What happens when our careers hit the wall—do we stay or should we go? These three women took steps to make a radical change in their 40s and 50s.

Jan. 28, 2020.  Dame Magazine 

When Jill Auckenthaler walked into her first class of nursing school, she stared out into an auditorium of 18-, 19-, 20-year-old faces. At 40, she had decades on most of her classmates. She had worked as a painter up until then, and had already experienced job changes, cross-country moves, getting married, and other transitional moments that come with age.

Auckenthaler had earned a master’s degree, she’d taught, she had a studio space of her own, and had worked her way up into a position as an administration manager of an art non-profit. But with a newborn son at home, she had reached a point where it all wasn’t enough.

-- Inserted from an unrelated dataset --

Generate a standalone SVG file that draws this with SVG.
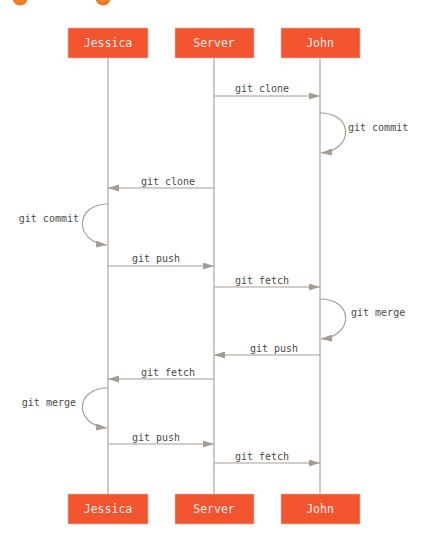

“As an artist, you’re doing everything,” says Auckenthaler, now 47. “You’re promoting, you’re networking, you’re working at a gallery, you’re making the art. I usually had five or six jobs. But even doing all this, I couldn’t make enough money to support myself or my family.” During her unpaid maternity leave, she realized her job wouldn’t allow her the flexibility she needed to parent. She quit the nonprofit, which meant leaving a lifetime of career-building behind to restart in a new field.

Women 55 and over are the fastest-growing segment of the U.S. workforce, according to Bureau of Labor Statistics projections. Yet career complacency and immobility can be the norm for middle-aged women. Job security—whether it’s the pay, a set schedule, work-from-home flexibility—becomes increasingly valuable as the reasons why women’s work shifts as they get older. Familial responsibilities, such as rearing children and caring for aging parents, traditionally fall on women more than men, meaning career prioritization comes second at best. If women who leave work to focus on family attempt to rejoin the workforce, a 2018 study from the Harvard Business Review found that stay-at-home parents are half as likely to land an interview as unemployed parents and only one-third as likely as employed parents.